Polsby’s revival of the Los Angeles venture that Clifton W. Stockwell established in 1905 was a personal and professional passion project. Save for Martinique, which always remained in production, CW Stockwell stopped releasing new patterns during the years leading up to the 2013 death of Stockwell’s grandson, Remy Chatain Jr. In 1950, he joined his mother, Lucile (Stockwell’s daughter), who was the company president. Remy was a close friend of Polsby’s family in Pasadena, and Polsby’s mother, Jill, became executor of the estate and wound up buying the business.
Katy Polsby’s own lightbulb moment came in 2017, when she rediscovered wallpaper sample books in her parents’ Pasadena garage and decided to apply her design industry merchandising expertise to what essentially felt like a calling.
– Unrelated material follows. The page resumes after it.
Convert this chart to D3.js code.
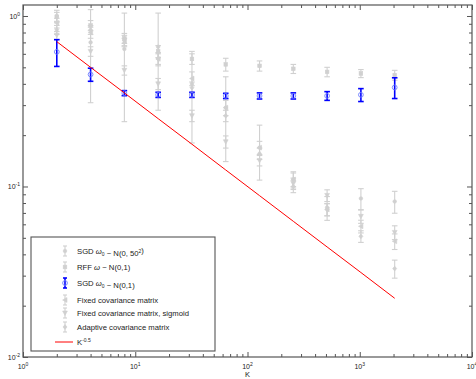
<!DOCTYPE html>
<html>
<head>
<meta charset="utf-8">
<script src="https://cdn.jsdelivr.net/npm/d3@7"></script>
<style>
body{margin:0;background:#fff;}
svg text{font-family:"Liberation Sans",Arial,sans-serif;fill:#222;}
</style>
</head>
<body>
<div id="canvas"></div>
<script>
// data
var Ks = [2,4,8,16,32,64,128,256,512,1024,2048];

var sgd50Val = [1.0,0.70,0.64,0.66,0.40,0.29,0.169,0.110,0.0753,0.0851,0.0817];
var sgd50Err = [0.08,0.39,0.40,0.38,0.22,0.15,0.06,0.012,0.012,0.012,0.012];

var rffVal = [0.99,0.88,0.74,0.62,0.56,0.52,0.51,0.49,0.47,0.46,0.45];
var rffErr = [0.06,0.06,0.05,0.05,0.04,0.045,0.035,0.03,0.03,0.025,0.03];

var sgd1Val = [0.616,0.454,0.353,0.345,0.345,0.34,0.34,0.34,0.34,0.345,0.381];
var sgd1Err = [0.11,0.04,0.012,0.012,0.012,0.012,0.014,0.014,0.02,0.03,0.053];

var fixedVal = [0.91,0.80,0.72,0.56,0.43,0.29,0.169,0.110,0.0733,0.0584,0.0477];
var fixedErr = [0.06,0.06,0.05,0.05,0.04,0.03,0.015,0.01,0.006,0.005,0.005];

var sigmVal = [0.77,0.62,0.48,0.40,0.26,0.183,0.142,0.104,0.0886,0.0668,0.0538];
var sigmErr = [0.04,0.04,0.03,0.03,0.02,0.015,0.01,0.008,0.007,0.006,0.005];

var adaptVal = [0.83,0.83,0.70,0.56,0.38,0.26,0.156,0.100,0.0733,0.051,0.033];
var adaptErr = [0.05,0.05,0.04,0.04,0.03,0.02,0.012,0.008,0.006,0.004,0.004];

var refVal = [0.707,0.5,0.354,0.25,0.177,0.125,0.0884,0.0625,0.0442,0.0313,0.0221];

var xTickExp = [0,1,2,3,4];
var yTickExp = [-2,-1,0];

var W = 476, H = 379;
var m = {t:5,r:4,b:22,l:23};

var svg = d3.select('#canvas').append('svg')
    .attr('width',W).attr('height',H);

var x = d3.scaleLog().domain([1,10000]).range([m.l,W-m.r]);
var y = d3.scaleLog().domain([0.01,1.16]).range([H-m.b,m.t]);

var gray = '#d0d0d0';
var series = [
  {name:'sgd50',val:sgd50Val,err:sgd50Err,color:gray,mk:'dot'},
  {name:'rff',val:rffVal,err:rffErr,color:gray,mk:'square'},
  {name:'fixed',val:fixedVal,err:fixedErr,color:gray,mk:'tleft'},
  {name:'sigm',val:sigmVal,err:sigmErr,color:gray,mk:'tdown'},
  {name:'adapt',val:adaptVal,err:adaptErr,color:gray,mk:'diamond'},
  {name:'sgd1',val:sgd1Val,err:sgd1Err,color:'#0000ff',mk:'circle'}
];

function marker(g,type,cx,cy,color){
  var s = 1.8;
  if(type=='circle'){
    g.append('circle').attr('cx',cx).attr('cy',cy).attr('r',2.4)
      .attr('fill','none').attr('stroke','#7080ff').attr('stroke-width',0.9);
  } else if(type=='dot'){
    g.append('circle').attr('cx',cx).attr('cy',cy).attr('r',1.8)
      .attr('fill',color).attr('stroke',color).attr('stroke-width',0.6);
  } else if(type=='square'){
    g.append('rect').attr('x',cx-s).attr('y',cy-s).attr('width',2*s).attr('height',2*s)
      .attr('fill',color).attr('stroke',color).attr('stroke-width',0.6);
  } else {
    var pts;
    if(type=='tleft') pts = [[cx-2.4,cy],[cx+2,cy-2.4],[cx+2,cy+2.4]];
    if(type=='tdown') pts = [[cx-2.4,cy-2],[cx+2.4,cy-2],[cx,cy+2.4]];
    if(type=='diamond') pts = [[cx,cy-2.4],[cx+2,cy],[cx,cy+2.4],[cx-2,cy]];
    g.append('path').attr('d',d3.line()(pts)+'Z')
      .attr('fill',color).attr('stroke',color).attr('stroke-width',0.6);
  }
}

function errbar(g,cx,v,e,color,sw){
  var y0 = y(Math.max(v-e,0.005)), y1 = y(v+e), c = 2.8;
  g.append('line').attr('x1',cx).attr('x2',cx).attr('y1',y0).attr('y2',y1)
    .attr('stroke',color).attr('stroke-width',sw);
  [y0,y1].forEach(function(yy){
    g.append('line').attr('x1',cx-c).attr('x2',cx+c).attr('y1',yy).attr('y2',yy)
      .attr('stroke',color).attr('stroke-width',sw);
  });
}

var plot = svg.append('g');
series.forEach(function(s){
  var g = plot.append('g').attr('class',s.name);
  Ks.forEach(function(k,i){
    var cx = x(k);
    errbar(g,cx,s.val[i],s.err[i],s.color,s.name=='sgd1'?1.6:1.1);
    marker(g,s.mk,cx,y(s.val[i]),s.color);
  });
});

// reference line K^-0.5
plot.append('path')
  .datum(Ks.map(function(k,i){return [k,refVal[i]];}))
  .attr('fill','none').attr('stroke','#ff0000').attr('stroke-width',1)
  .attr('d',d3.line().x(function(d){return x(d[0]);}).y(function(d){return y(d[1]);}));

// axes: box with inward ticks
var xMajor = xTickExp.map(function(e){return Math.pow(10,e);});
var yMajor = yTickExp.map(function(e){return Math.pow(10,e);});
var xMinor = [], yMinor = [];
[0,1,2,3].forEach(function(e){ for(var j=2;j<10;j++) xMinor.push(j*Math.pow(10,e)); });
[-2,-1].forEach(function(e){ for(var j=2;j<10;j++) yMinor.push(j*Math.pow(10,e)); });

var axCol = '#555';
function addAxis(axis,tx,ty){
  var g = svg.append('g').attr('transform','translate('+tx+','+ty+')').call(axis);
  g.selectAll('text').remove();
  g.selectAll('line').attr('stroke',axCol);
  g.select('.domain').remove();
  return g;
}
var bottom = H-m.b, right = W-m.r;
addAxis(d3.axisBottom(x).tickValues(xMajor).tickSize(-5),0,bottom);
addAxis(d3.axisBottom(x).tickValues(xMinor).tickSize(-3),0,bottom);
addAxis(d3.axisTop(x).tickValues(xMajor).tickSize(-5),0,m.t);
addAxis(d3.axisTop(x).tickValues(xMinor).tickSize(-3),0,m.t);
addAxis(d3.axisLeft(y).tickValues(yMajor).tickSize(-5),m.l,0);
addAxis(d3.axisLeft(y).tickValues(yMinor).tickSize(-3),m.l,0);
addAxis(d3.axisRight(y).tickValues(yMajor).tickSize(-5),right,0);
addAxis(d3.axisRight(y).tickValues(yMinor).tickSize(-3),right,0);

svg.append('rect').attr('x',m.l).attr('y',m.t)
  .attr('width',right-m.l).attr('height',bottom-m.t)
  .attr('fill','none').attr('stroke',axCol).attr('stroke-width',1.2);

// tick labels
xTickExp.forEach(function(e){
  var t = svg.append('text').attr('x',x(Math.pow(10,e))).attr('y',bottom+12)
    .attr('text-anchor','middle').style('font-size','7px');
  t.append('tspan').text('10');
  t.append('tspan').attr('dy',-3).style('font-size','5px').text(e);
});
yTickExp.forEach(function(e){
  var t = svg.append('text').attr('x',m.l-3).attr('y',y(Math.pow(10,e))+3)
    .attr('text-anchor','end').style('font-size','7px');
  t.append('tspan').text('10');
  t.append('tspan').attr('dy',-3).style('font-size','5px').text(e);
});
svg.append('text').attr('x',x(100)).attr('y',H-2).attr('text-anchor','middle')
  .style('font-size','7.5px').text('K');

// legend
var lg = svg.append('g');
lg.append('rect').attr('x',31).attr('y',237).attr('width',184).attr('height',114)
  .attr('fill','#fff').attr('stroke',axCol).attr('stroke-width',1.1);

var legendItems = [
  {s:series[0],txt:[['SGD '],['ω','sub','0'],[' ~ N(0, 50'],['2','sup'],[')']]},
  {s:series[1],txt:[['RFF '],['ω'],[' ~ N(0,1)']]},
  {s:series[5],txt:[['SGD '],['ω','sub','0'],[' ~ N(0,1)']]},
  {s:series[2],txt:[['Fixed covariance matrix']]},
  {s:series[3],txt:[['Fixed covariance matrix, sigmoid']]},
  {s:series[4],txt:[['Adaptive covariance matrix']]},
  {s:null,txt:[['K'],['-0.5','sup']]}
];
var ly = [251,267,283,300,313,327,342];
legendItems.forEach(function(it,i){
  var yy = ly[i], sx = 65;
  if(it.s){
    var g = lg.append('g');
    var sw = it.s.name=='sgd1'?1.6:1.1;
    g.append('line').attr('x1',sx).attr('x2',sx).attr('y1',yy-5).attr('y2',yy+5)
      .attr('stroke',it.s.color).attr('stroke-width',sw);
    [yy-5,yy+5].forEach(function(q){
      g.append('line').attr('x1',sx-2).attr('x2',sx+2).attr('y1',q).attr('y2',q)
        .attr('stroke',it.s.color).attr('stroke-width',sw);
    });
    marker(g,it.s.mk,sx,yy,it.s.color);
  } else {
    lg.append('line').attr('x1',55).attr('x2',73).attr('y1',yy).attr('y2',yy)
      .attr('stroke','#ff0000').attr('stroke-width',1);
  }
  var t = lg.append('text').attr('x',77).attr('y',yy+2.5).style('font-size','7.7px');
  it.txt.forEach(function(p){
    if(p[1]=='sub'){
      t.append('tspan').style('font-style','italic').text(p[0]);
      t.append('tspan').attr('dy',2).style('font-size','5px').text(p[2]);
      t.append('tspan').attr('dy',-2).text('');
    } else if(p[1]=='sup'){
      t.append('tspan').attr('dy',-3).style('font-size','5px').text(p[0]);
      t.append('tspan').attr('dy',3).text('');
    } else if(p[0]=='ω'){
      t.append('tspan').style('font-style','italic').text(p[0]);
    } else {
      t.append('tspan').text(p[0]);
    }
  });
});
</script>
</body>
</html>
CW Stockwell joined the Harbinger showroom roster in 2019, and Polsby has since opened a showroom in San Francisco, where she lives. (Products are available both to the trade and to the consumer.)
Martinique, which was created by Remy and Lucile Chatain, with botanical illustrator Albert Stockdale, in 1942 following a tropical vacation, has been a fruitful creative muse and subject of reinvention. Twists include grasscloth wallpaper, performance fabrics, various colorways, a collaboration with Voutsa and hand-printed denim. But there’s always been much more to the CW Stockwell story. Polsby explains that the latest archival reintroductions are “complementary to the existing line, but also an extension,” since the company created “a huge wealth of totally different patterns, subject matters and scales. There’s a lot of classic material that still feels super fresh,” she adds.
The most recent launch comprises the designs La Vendee, originally dating from 1968, Ocelot from 1973, and Basket Plaid from 1959. Each resulted from deep dives into the archives, with artwork and screens that required rebuilding from scratch. While the colorways are new, the processes remain true to CW Stockwell traditions, which embrace idiosyncrasies and imperfections. Such attributes “retain the nature of the original artwork and the original intention,” Polsby observes.
Honoring the brand heritage doesn’t mean staying tethered to faithful reproductions. “The common thread is constantly talking about innovation and pushing things forward,” Polsby says. “I’ve always felt like that’s my owner’s manual.”